■ What the task requires ■
Write the lines out exactly as they stand, from the one containing "Output the Python" through the one containing "year_pos = [2, 10, 18]", and only those. Omit pictures.
** START **
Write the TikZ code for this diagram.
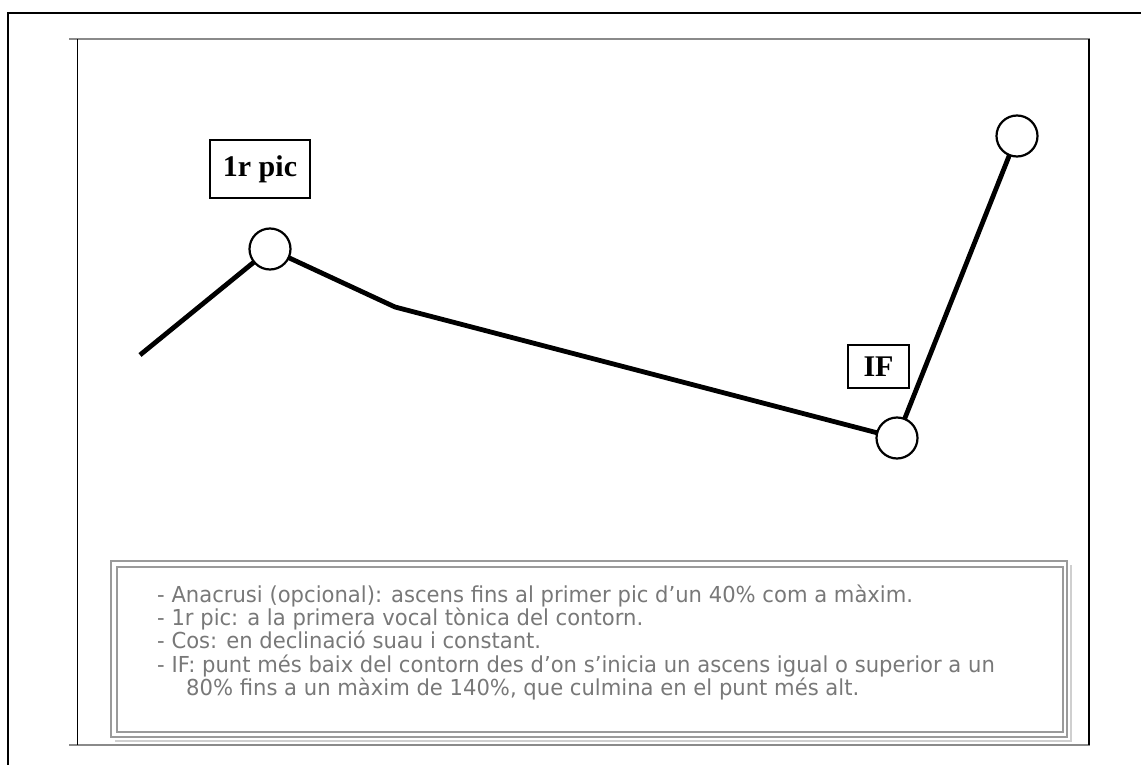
\documentclass[tikz,border=0pt]{standalone}
\usepackage{fontspec}
\setmainfont{Liberation Serif}
\newfontfamily\descfont[FakeStretch=0.96]{DejaVu Sans}
\definecolor{txtgray}{HTML}{787878}
\definecolor{boxgray}{HTML}{9A9A9A}
\definecolor{shadowgray}{HTML}{CFCFCF}
\definecolor{framegray}{HTML}{8A8A8A}
\tikzset{
  pt/.style={circle, draw=black, line width=2.2pt, fill=white, minimum size=41pt, inner sep=0pt},
  contour/.style={line width=4.8pt, line join=miter},
  label/.style={draw=black, line width=1.4pt, font=\fontsize{30}{34}\selectfont\bfseries, inner sep=0pt},
  desc/.style={anchor=base west, text=txtgray, inner sep=0pt, font=\descfont\fontsize{22}{24}\selectfont},
}
\begin{document}
\begin{tikzpicture}[x=1pt,y=-1pt]
\useasboundingbox (0,0) rectangle (1141,765);
% outer frame
\draw[line width=1.6pt] (8,765) -- (8,13) -- (1141,13);
% inner frame
\draw[framegray, line width=2pt] (69,39) -- (1090,39);
\draw[framegray, line width=2pt] (69,745) -- (1090,745);
\draw[black, line width=1pt] (77,39) -- (77,745);
\draw[black, line width=1.4pt] (1089,39) -- (1089,745);
% contour
\coordinate (s) at (140,355);
\coordinate (c1) at (270,249);
\coordinate (m) at (395,307);
\coordinate (c2) at (897,438);
\coordinate (c3) at (1017,136);
\draw[contour] (s) -- (c1) -- (m) -- (c2) -- (c3);
\node[pt] (p1) at (c1) {};
\node[pt] (p2) at (c2) {};
\node[pt] (p3) at (c3) {};
% labels
\node[label, minimum width=100pt, minimum height=58pt] (l1) at (260,169) {1r pic};
\node[label, minimum width=61pt, minimum height=43pt] (l2) at (878.5,366.5) {IF};
% description box
\draw[shadowgray, line width=1.5pt] (115,741) -- (1071,741) -- (1071,565);
\draw[boxgray, line width=2.4pt] (111,561) rectangle (1067,737);
\draw[boxgray, line width=2pt] (117,567) rectangle (1063,732);
\node[desc] (t1) at (157,602) {- Anacrusi (opcional): ascens fins al primer pic d’un 40\% com a màxim.};
\node[desc] (t2) at (157,625.3) {- 1r pic: a la primera vocal tònica del contorn.};
\node[desc] (t3) at (157,648.6) {- Cos: en declinació suau i constant.};
\node[desc] (t4) at (157,672) {- IF: punt més baix del contorn des d’on s’inicia un ascens igual o superior a un};
\node[desc] (t5) at (186,695.3) {80\% fins a un màxim de 140\%, que culmina en el punt més alt.};
\end{tikzpicture}
\end{document}
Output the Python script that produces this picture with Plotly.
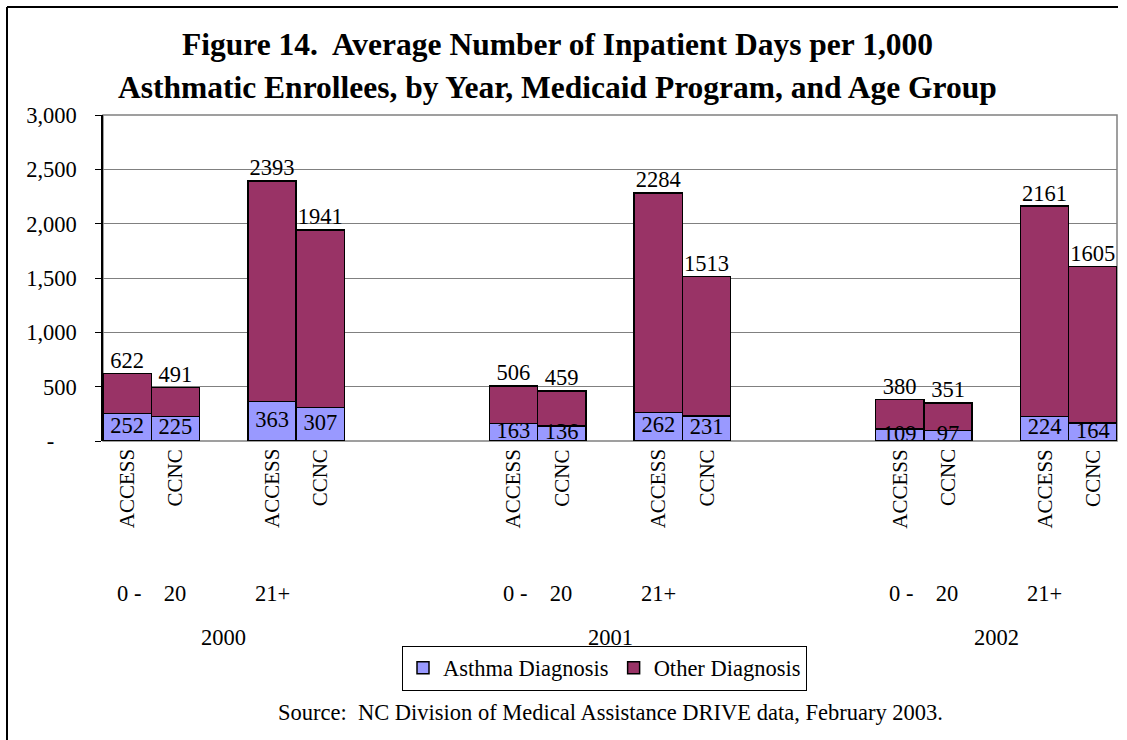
import plotly.graph_objects as go

# ---- data ----
programs = ["ACCESS", "CCNC", "ACCESS", "CCNC",
            "ACCESS", "CCNC", "ACCESS", "CCNC",
            "ACCESS", "CCNC", "ACCESS", "CCNC"]
age_groups = ["0 -    20", "21+"]
years = ["2000", "2001", "2002"]
asthma = [252, 225, 363, 307, 163, 136, 262, 231, 109, 97, 224, 164]
totals = [622, 491, 2393, 1941, 506, 459, 2284, 1513, 380, 351, 2161, 1605]
other = [t - a for t, a in zip(totals, asthma)]

# category slot positions (Excel-style multi-level axis with empty slots)
xpos = [0, 1, 3, 4, 8, 9, 11, 12, 16, 17, 19, 20]
age_pos = [0.5, 3, 8.5, 11, 16.5, 19]
age_lab = age_groups * 3
year_pos = [2, 10, 18]

FONT = "Liberation Serif, Times New Roman, serif"
ASTHMA_C = "#9999FF"
OTHER_C = "#993366"
FS = 22.5

fig = go.Figure()
fig.add_trace(go.Bar(x=xpos, y=asthma, width=1, name="Asthma Diagnosis",
                     marker=dict(color=ASTHMA_C, line=dict(color="black", width=1.5)),
                     hoverinfo="y"))
fig.add_trace(go.Bar(x=xpos, y=other, width=1, name="Other Diagnosis",
                     marker=dict(color=OTHER_C, line=dict(color="black", width=1.5)),
                     hoverinfo="y"))
# labels inside asthma segment
fig.add_trace(go.Scatter(x=xpos, y=[a / 2 for a in asthma], mode="text",
                         text=[str(a) for a in asthma], textposition="middle center",
                         textfont=dict(family=FONT, size=FS, color="black"),
                         showlegend=False, cliponaxis=False, hoverinfo="skip"))
# total labels above bars
fig.add_trace(go.Scatter(x=xpos, y=totals, mode="text",
                         text=[str(t) for t in totals], textposition="top center",
                         textfont=dict(family=FONT, size=FS, color="black"),
                         showlegend=False, cliponaxis=False, hoverinfo="skip"))

ann = []
# rotated program labels
for xp, p in zip(xpos, programs):
    ann.append(dict(x=xp, y=-0.02, xref="x", yref="paper", text=p, textangle=-90,
                    xanchor="center", yanchor="top", showarrow=False,
                    font=dict(family=FONT, size=21, color="black")))
for xp, a in zip(age_pos, age_lab):
    ann.append(dict(x=xp, y=(441 - 593) / 326, xref="x", yref="paper", text=a,
                    xanchor="center", yanchor="middle", showarrow=False,
                    font=dict(family=FONT, size=FS, color="black")))
for xp, yv in zip(year_pos, years):
    ann.append(dict(x=xp, y=(441 - 637) / 326, xref="x", yref="paper", text=yv,
                    xanchor="center", yanchor="middle", showarrow=False,
                    font=dict(family=FONT, size=FS, color="black")))
# title
ann.append(dict(x=(557 - 103) / 1014, y=(441 - 45) / 326, xref="paper", yref="paper",
                text="<b>Figure 14.  Average Number of Inpatient Days per 1,000</b>",
                xanchor="center", yanchor="middle", showarrow=False,
                font=dict(family=FONT, size=31.5, color="black")))
ann.append(dict(x=(557 - 103) / 1014, y=(441 - 87) / 326, xref="paper", yref="paper",
                text="<b>Asthmatic Enrollees, by Year, Medicaid Program, and Age Group</b>",
                xanchor="center", yanchor="middle", showarrow=False,
                font=dict(family=FONT, size=31.5, color="black")))
# source
ann.append(dict(x=(610 - 103) / 1014, y=(441 - 712) / 326, xref="paper", yref="paper",
                text="Source:  NC Division of Medical Assistance DRIVE data, February 2003.",
                xanchor="center", yanchor="middle", showarrow=False,
                font=dict(family=FONT, size=22.5, color="black")))

shapes = [
    # plot border (grey)
    dict(type="rect", xref="paper", yref="paper", x0=0, y0=0, x1=1, y1=1,
         line=dict(color="#808080", width=1.5), layer="below"),
    # page frame left & top
    dict(type="line", xref="paper", yref="paper", x0=(7 - 103) / 1014, x1=(7 - 103) / 1014,
         y0=(441 - 7) / 326, y1=(441 - 745) / 326, line=dict(color="black", width=2)),
    dict(type="line", xref="paper", yref="paper", x0=(7 - 103) / 1014, x1=(1118 - 103) / 1014,
         y0=(441 - 7) / 326, y1=(441 - 7) / 326, line=dict(color="black", width=2)),
]

yt = [0, 500, 1000, 1500, 2000, 2500, 3000]
ytext = ["-\u00a0\u00a0\u00a0\u00a0", "500", "1,000", "1,500", "2,000", "2,500", "3,000"]

fig.update_layout(
    width=1127, height=740,
    margin=dict(l=103, r=10, t=115, b=299),
    paper_bgcolor="white", plot_bgcolor="white",
    barmode="stack",
    showlegend=True,
    legend=dict(orientation="h", x=(604.5 - 103) / 1014, y=(441 - 668) / 326,
                xanchor="center", yanchor="middle", traceorder="normal",
                bordercolor="black", borderwidth=1, bgcolor="white",
                font=dict(family=FONT, size=FS, color="black"),
                itemwidth=30),
    xaxis=dict(range=[-0.5, 20.5], showticklabels=False, showgrid=False,
               zeroline=False, showline=False, ticks=""),
    yaxis=dict(range=[0, 3000], tickvals=yt, ticktext=ytext, showgrid=True,
               gridcolor="#808080", gridwidth=1, zeroline=False,
               showline=True, linecolor="black", linewidth=1.5,
               ticks="outside", ticklen=6, tickcolor="black",
               ticklabelstandoff=14,
               tickfont=dict(family=FONT, size=FS, color="black")),
    annotations=ann, shapes=shapes,
    font=dict(family=FONT, color="black"),
)

fig.write_html("out.html", config={"displayModeBar": False},
               post_script="document.body.style.margin='0px';")
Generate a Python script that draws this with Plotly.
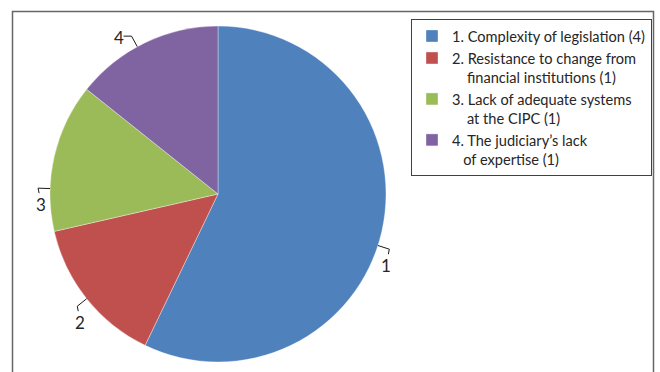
import math
import plotly.graph_objects as go

# ---- data ----
categories = [
    "1. Complexity of legislation (4)",
    "2. Resistance to change from<br>\u00a0\u00a0\u00a0\u00a0financial institutions (1)",
    "3. Lack of adequate systems<br>\u00a0\u00a0\u00a0\u00a0at the CIPC (1)",
    "4. The judiciary\u2019s lack<br>\u00a0\u00a0\u00a0of expertise (1)",
]
values = [4, 1, 1, 1]
slice_labels = ["1", "2", "3", "4"]
colors = ["#4F81BD", "#C0504D", "#9BBB59", "#8064A2"]

W, H = 660, 372
CX, CY, R = 218, 194, 168  # pie centre / radius in px (layout)

fig = go.Figure()
fig.add_trace(go.Pie(
    labels=categories,
    values=values,
    sort=False,
    direction="clockwise",
    rotation=0,
    textinfo="none",
    hoverinfo="skip",
    marker=dict(colors=colors, line=dict(color="rgba(255,255,255,0.6)", width=0.6)),
    domain=dict(x=[(CX - R) / W, (CX + R) / W], y=[(H - CY - R) / H, (H - CY + R) / H]),
))


def P(x, y):
    return f"{x / W},{1 - y / H}"


# leader lines + labels computed from slice angles
label_nudge = [5, 0, -11, -3]  # placement tweak (deg), style only
total = sum(values)
cum = 0
shapes = []
annotations = []
for v, lab, nudge in zip(values, slice_labels, label_nudge):
    mid = (cum + v / 2) / total * 360 + nudge
    cum += v
    t = math.radians(mid)
    sx, sy = math.sin(t), -math.cos(t)
    sgn = 1 if sx > 0 else -1
    ax_, ay_ = CX + R * sx, CY + R * sy
    bx, by = CX + (R + 12) * sx, CY + (R + 12) * sy
    if sy < -0.5:
        cx_, cy_ = bx + 8 * sgn, by
        lx, ly = cx_ + 5 * sgn, cy_ + 1
    else:
        cx_, cy_ = bx - 1 * sgn, by + 5
        lx, ly = cx_ - 2 * sgn, cy_ + 11
    path = f"M {P(ax_, ay_)} L {P(bx, by)} L {P(cx_, cy_)}"
    shapes.append(dict(type="path", xref="paper", yref="paper", path=path,
                       line=dict(color="#1a1a1a", width=1)))
    annotations.append(dict(x=lx / W, y=1 - ly / H, xref="paper", yref="paper",
                            text=lab, showarrow=False, xanchor="center", yanchor="middle",
                            font=dict(family="Lato, sans-serif", size=17, color="#262626")))

# outer chart border
shapes.append(dict(type="rect", xref="paper", yref="paper",
                   x0=12.5 / W, x1=653.5 / W, y0=-0.05, y1=1 - 11.5 / H,
                   line=dict(color="#666666", width=1.5)))

fig.update_layout(
    width=W, height=H,
    margin=dict(l=0, r=0, t=0, b=0),
    paper_bgcolor="white",
    plot_bgcolor="white",
    shapes=shapes,
    annotations=annotations,
    showlegend=True,
    legend=dict(
        x=411 / W, y=1 - 19 / H, xanchor="left", yanchor="top",
        bordercolor="#404040", borderwidth=1, bgcolor="white",
        font=dict(family="Lato, sans-serif", size=14.6, color="#262626"),
        valign="top",
        itemclick=False, itemdoubleclick=False,
    ),
)

fig.write_html("out.html")
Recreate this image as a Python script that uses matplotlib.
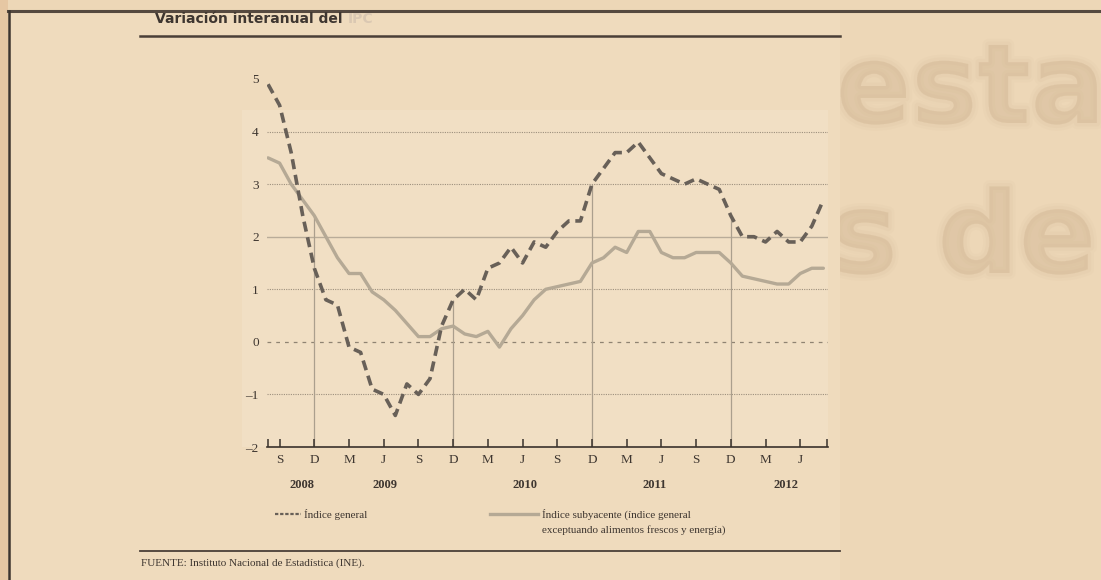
** END **
■ Task answer ■
Output the Python script that produces this picture with Plotly.
import plotly.graph_objects as go

# ---- data ----
programs = ["ACCESS", "CCNC", "ACCESS", "CCNC",
            "ACCESS", "CCNC", "ACCESS", "CCNC",
            "ACCESS", "CCNC", "ACCESS", "CCNC"]
age_groups = ["0 -    20", "21+"]
years = ["2000", "2001", "2002"]
asthma = [252, 225, 363, 307, 163, 136, 262, 231, 109, 97, 224, 164]
totals = [622, 491, 2393, 1941, 506, 459, 2284, 1513, 380, 351, 2161, 1605]
other = [t - a for t, a in zip(totals, asthma)]

# category slot positions (Excel-style multi-level axis with empty slots)
xpos = [0, 1, 3, 4, 8, 9, 11, 12, 16, 17, 19, 20]
age_pos = [0.5, 3, 8.5, 11, 16.5, 19]
age_lab = age_groups * 3
year_pos = [2, 10, 18]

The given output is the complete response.